*WHAT IS REQUIRED:* A faithful transcription of all the data is required.

*SUPPLIED ENTRIES:*

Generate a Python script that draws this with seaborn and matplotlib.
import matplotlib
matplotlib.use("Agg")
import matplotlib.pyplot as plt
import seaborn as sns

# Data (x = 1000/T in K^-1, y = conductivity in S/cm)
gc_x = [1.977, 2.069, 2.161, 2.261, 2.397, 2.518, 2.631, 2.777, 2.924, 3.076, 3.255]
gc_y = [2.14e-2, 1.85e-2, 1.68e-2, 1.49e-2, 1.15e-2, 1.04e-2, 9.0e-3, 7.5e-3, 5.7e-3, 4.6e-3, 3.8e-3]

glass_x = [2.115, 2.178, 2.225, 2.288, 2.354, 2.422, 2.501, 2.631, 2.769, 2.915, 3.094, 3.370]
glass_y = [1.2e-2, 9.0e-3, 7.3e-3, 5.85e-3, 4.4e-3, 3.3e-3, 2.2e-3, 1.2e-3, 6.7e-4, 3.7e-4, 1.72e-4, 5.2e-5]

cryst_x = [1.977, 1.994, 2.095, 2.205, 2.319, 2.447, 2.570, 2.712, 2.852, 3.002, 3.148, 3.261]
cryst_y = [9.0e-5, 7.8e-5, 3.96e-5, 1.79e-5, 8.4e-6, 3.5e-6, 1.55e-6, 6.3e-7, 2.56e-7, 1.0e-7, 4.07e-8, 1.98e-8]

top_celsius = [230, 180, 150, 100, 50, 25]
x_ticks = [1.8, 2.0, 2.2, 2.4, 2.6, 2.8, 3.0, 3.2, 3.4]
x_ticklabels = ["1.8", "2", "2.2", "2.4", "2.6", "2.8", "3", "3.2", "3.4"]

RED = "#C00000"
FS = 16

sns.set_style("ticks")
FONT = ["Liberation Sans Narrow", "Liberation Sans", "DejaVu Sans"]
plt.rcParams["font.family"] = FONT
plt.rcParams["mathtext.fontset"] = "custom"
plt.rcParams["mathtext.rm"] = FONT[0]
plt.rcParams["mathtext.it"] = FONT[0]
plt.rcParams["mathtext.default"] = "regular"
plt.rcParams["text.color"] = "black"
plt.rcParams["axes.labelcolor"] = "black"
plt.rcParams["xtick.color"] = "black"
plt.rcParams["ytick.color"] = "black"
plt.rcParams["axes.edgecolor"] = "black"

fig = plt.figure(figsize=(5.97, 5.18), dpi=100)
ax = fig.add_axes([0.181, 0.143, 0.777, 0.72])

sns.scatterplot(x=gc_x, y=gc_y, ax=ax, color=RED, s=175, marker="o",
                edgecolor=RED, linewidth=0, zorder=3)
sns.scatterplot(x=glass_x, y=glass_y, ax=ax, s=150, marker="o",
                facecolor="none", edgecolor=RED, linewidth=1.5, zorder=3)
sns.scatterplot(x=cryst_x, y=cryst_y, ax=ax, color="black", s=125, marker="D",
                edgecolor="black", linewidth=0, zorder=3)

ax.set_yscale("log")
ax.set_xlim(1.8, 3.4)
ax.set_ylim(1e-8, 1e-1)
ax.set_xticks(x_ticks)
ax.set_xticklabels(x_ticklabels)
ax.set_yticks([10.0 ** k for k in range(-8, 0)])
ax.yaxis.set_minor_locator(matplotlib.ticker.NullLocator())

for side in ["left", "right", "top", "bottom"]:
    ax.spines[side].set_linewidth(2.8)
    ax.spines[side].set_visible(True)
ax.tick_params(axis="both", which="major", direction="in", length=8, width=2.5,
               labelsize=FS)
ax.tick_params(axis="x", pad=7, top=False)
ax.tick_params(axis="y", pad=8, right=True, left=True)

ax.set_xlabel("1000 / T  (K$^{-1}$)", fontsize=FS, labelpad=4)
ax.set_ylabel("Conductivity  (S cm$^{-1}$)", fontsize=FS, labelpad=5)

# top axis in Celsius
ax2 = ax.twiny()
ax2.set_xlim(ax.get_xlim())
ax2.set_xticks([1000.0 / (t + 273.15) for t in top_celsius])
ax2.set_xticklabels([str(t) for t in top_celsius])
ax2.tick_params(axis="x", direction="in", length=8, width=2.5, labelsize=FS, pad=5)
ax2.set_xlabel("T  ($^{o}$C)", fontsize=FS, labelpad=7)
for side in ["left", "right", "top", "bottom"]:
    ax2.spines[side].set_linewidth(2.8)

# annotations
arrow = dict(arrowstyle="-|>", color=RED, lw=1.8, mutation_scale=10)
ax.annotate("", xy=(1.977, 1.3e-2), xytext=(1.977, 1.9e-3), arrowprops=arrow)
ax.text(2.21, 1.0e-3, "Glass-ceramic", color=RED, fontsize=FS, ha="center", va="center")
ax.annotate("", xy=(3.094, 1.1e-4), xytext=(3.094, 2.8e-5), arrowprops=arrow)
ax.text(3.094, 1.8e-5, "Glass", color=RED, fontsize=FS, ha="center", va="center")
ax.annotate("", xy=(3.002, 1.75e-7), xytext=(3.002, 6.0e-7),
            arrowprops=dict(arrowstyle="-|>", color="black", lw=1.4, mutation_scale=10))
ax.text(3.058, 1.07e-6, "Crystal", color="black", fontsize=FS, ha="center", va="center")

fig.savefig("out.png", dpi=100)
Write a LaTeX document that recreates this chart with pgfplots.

*COMPLETED EXERCISE:*
Generate a Python script that draws this with seaborn and matplotlib.
import matplotlib
matplotlib.use("Agg")
import matplotlib.pyplot as plt
import seaborn as sns

# Data (x = 1000/T in K^-1, y = conductivity in S/cm)
gc_x = [1.977, 2.069, 2.161, 2.261, 2.397, 2.518, 2.631, 2.777, 2.924, 3.076, 3.255]
gc_y = [2.14e-2, 1.85e-2, 1.68e-2, 1.49e-2, 1.15e-2, 1.04e-2, 9.0e-3, 7.5e-3, 5.7e-3, 4.6e-3, 3.8e-3]

glass_x = [2.115, 2.178, 2.225, 2.288, 2.354, 2.422, 2.501, 2.631, 2.769, 2.915, 3.094, 3.370]
glass_y = [1.2e-2, 9.0e-3, 7.3e-3, 5.85e-3, 4.4e-3, 3.3e-3, 2.2e-3, 1.2e-3, 6.7e-4, 3.7e-4, 1.72e-4, 5.2e-5]

cryst_x = [1.977, 1.994, 2.095, 2.205, 2.319, 2.447, 2.570, 2.712, 2.852, 3.002, 3.148, 3.261]
cryst_y = [9.0e-5, 7.8e-5, 3.96e-5, 1.79e-5, 8.4e-6, 3.5e-6, 1.55e-6, 6.3e-7, 2.56e-7, 1.0e-7, 4.07e-8, 1.98e-8]

top_celsius = [230, 180, 150, 100, 50, 25]
x_ticks = [1.8, 2.0, 2.2, 2.4, 2.6, 2.8, 3.0, 3.2, 3.4]
x_ticklabels = ["1.8", "2", "2.2", "2.4", "2.6", "2.8", "3", "3.2", "3.4"]

RED = "#C00000"
FS = 16

sns.set_style("ticks")
FONT = ["Liberation Sans Narrow", "Liberation Sans", "DejaVu Sans"]
plt.rcParams["font.family"] = FONT
plt.rcParams["mathtext.fontset"] = "custom"
plt.rcParams["mathtext.rm"] = FONT[0]
plt.rcParams["mathtext.it"] = FONT[0]
plt.rcParams["mathtext.default"] = "regular"
plt.rcParams["text.color"] = "black"
plt.rcParams["axes.labelcolor"] = "black"
plt.rcParams["xtick.color"] = "black"
plt.rcParams["ytick.color"] = "black"
plt.rcParams["axes.edgecolor"] = "black"

fig = plt.figure(figsize=(5.97, 5.18), dpi=100)
ax = fig.add_axes([0.181, 0.143, 0.777, 0.72])

sns.scatterplot(x=gc_x, y=gc_y, ax=ax, color=RED, s=175, marker="o",
                edgecolor=RED, linewidth=0, zorder=3)
sns.scatterplot(x=glass_x, y=glass_y, ax=ax, s=150, marker="o",
                facecolor="none", edgecolor=RED, linewidth=1.5, zorder=3)
sns.scatterplot(x=cryst_x, y=cryst_y, ax=ax, color="black", s=125, marker="D",
                edgecolor="black", linewidth=0, zorder=3)

ax.set_yscale("log")
ax.set_xlim(1.8, 3.4)
ax.set_ylim(1e-8, 1e-1)
ax.set_xticks(x_ticks)
ax.set_xticklabels(x_ticklabels)
ax.set_yticks([10.0 ** k for k in range(-8, 0)])
ax.yaxis.set_minor_locator(matplotlib.ticker.NullLocator())

for side in ["left", "right", "top", "bottom"]:
    ax.spines[side].set_linewidth(2.8)
    ax.spines[side].set_visible(True)
ax.tick_params(axis="both", which="major", direction="in", length=8, width=2.5,
               labelsize=FS)
ax.tick_params(axis="x", pad=7, top=False)
ax.tick_params(axis="y", pad=8, right=True, left=True)

ax.set_xlabel("1000 / T  (K$^{-1}$)", fontsize=FS, labelpad=4)
ax.set_ylabel("Conductivity  (S cm$^{-1}$)", fontsize=FS, labelpad=5)

# top axis in Celsius
ax2 = ax.twiny()
ax2.set_xlim(ax.get_xlim())
ax2.set_xticks([1000.0 / (t + 273.15) for t in top_celsius])
ax2.set_xticklabels([str(t) for t in top_celsius])
ax2.tick_params(axis="x", direction="in", length=8, width=2.5, labelsize=FS, pad=5)
ax2.set_xlabel("T  ($^{o}$C)", fontsize=FS, labelpad=7)
for side in ["left", "right", "top", "bottom"]:
    ax2.spines[side].set_linewidth(2.8)

# annotations
arrow = dict(arrowstyle="-|>", color=RED, lw=1.8, mutation_scale=10)
ax.annotate("", xy=(1.977, 1.3e-2), xytext=(1.977, 1.9e-3), arrowprops=arrow)
ax.text(2.21, 1.0e-3, "Glass-ceramic", color=RED, fontsize=FS, ha="center", va="center")
ax.annotate("", xy=(3.094, 1.1e-4), xytext=(3.094, 2.8e-5), arrowprops=arrow)
ax.text(3.094, 1.8e-5, "Glass", color=RED, fontsize=FS, ha="center", va="center")
ax.annotate("", xy=(3.002, 1.75e-7), xytext=(3.002, 6.0e-7),
            arrowprops=dict(arrowstyle="-|>", color="black", lw=1.4, mutation_scale=10))
ax.text(3.058, 1.07e-6, "Crystal", color="black", fontsize=FS, ha="center", va="center")

fig.savefig("out.png", dpi=100)
Write a LaTeX document that recreates this chart with pgfplots.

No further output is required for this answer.